A combination of convenience, budgeting and metal has worked on a YouTuber, who used the bones of his deceased uncle to build an electric guitar, after it got too expensive to continue paying for storage at the cemetery his uncle’s remains were interned in—over 20 years ago.
As “Prince Midnight” writes on the YouTube video he uploaded of a performance using the skeleton, “The skeleton belonged to my beloved Uncle Filip who passed in the 90's, through a series of events his remains were repatriated to the US from Greece and ended up in my possession. He was a metal head and guitar player in life, and now he continues to shred in death!”.

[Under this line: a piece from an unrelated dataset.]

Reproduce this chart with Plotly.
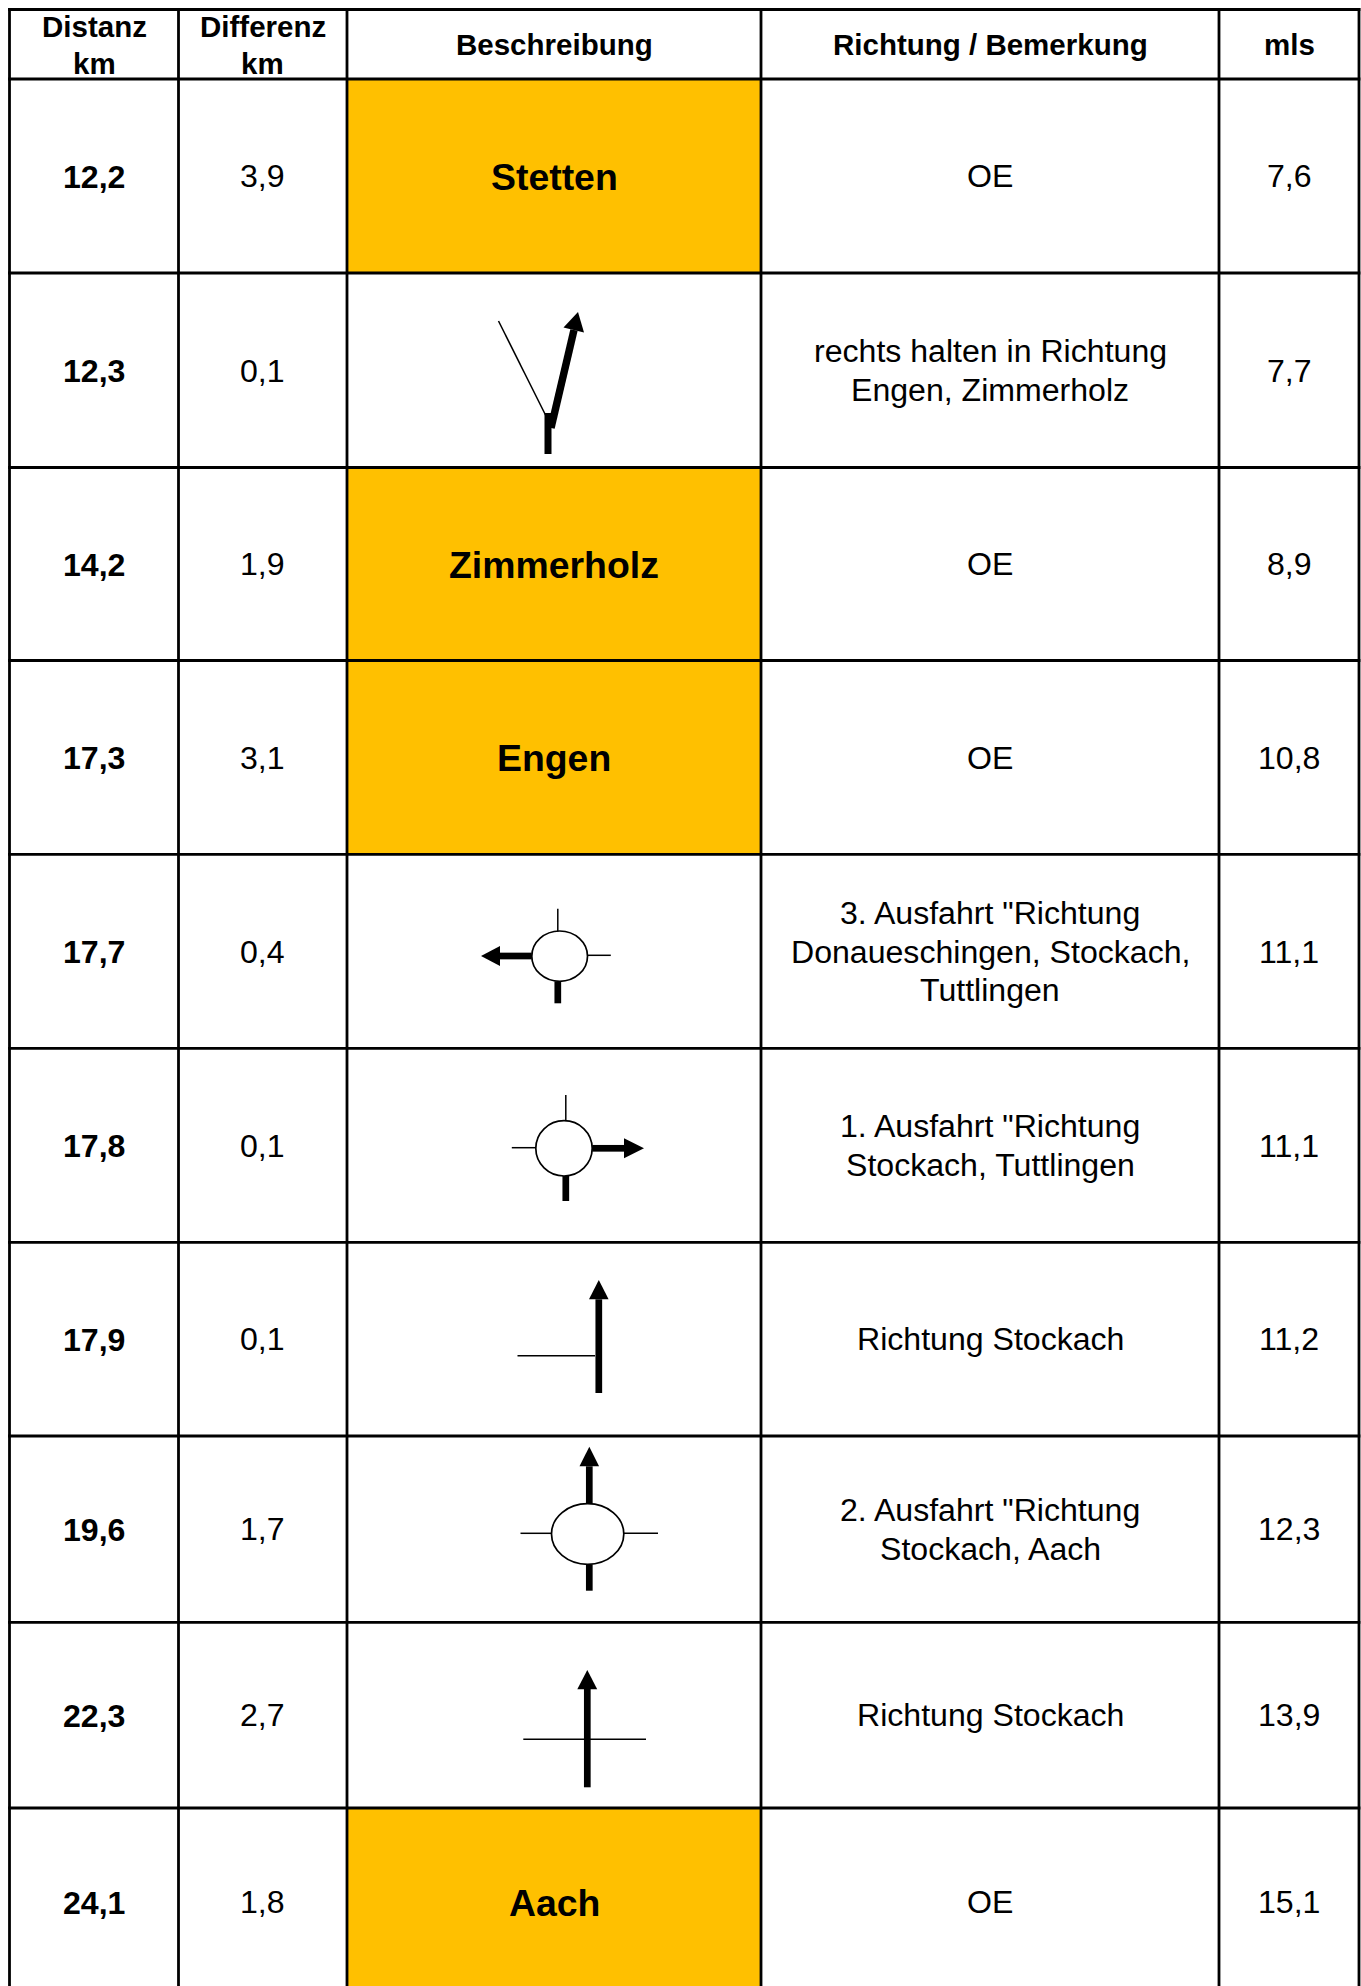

The musician’s logic was multifold: Uncle Filip has originally donated his skeleton to a local college, were it was used for study by medical students. However, the school eventually returned the skeleton after 20 years, leading the family to pay rent to intern it in a wooden box in a cemetary. Speaking to Guitar World, Prince Midnight says the orthodoxy religion in Greece frowns upon cremation.
Crediting his uncle with getting him into heavy metal, the musician has his uncle’s remians repatriated, with a box of bones sent from Greece to the US. He eventually built the guitar, which he calls the “Filip Skelecaster”.
Prince Midnight, whose YouTube channel description says he is a “mallet percussionist from Taenarum, Greece” told Guitar World that he had to strum inside the rib cage, making it harder to play certain chords, but that it plays fine overall.
“I believe part of my uncle Filip is still there, literally and figuratively. Just a warm presence, maybe enjoying his next life as a totally metal guitar,” he said.
“Now Uncle Filip can shred for all eternity. That’s how he would want it. I’m super-proud of the project and how it serves to honor him, his life and his influence on me,” he added.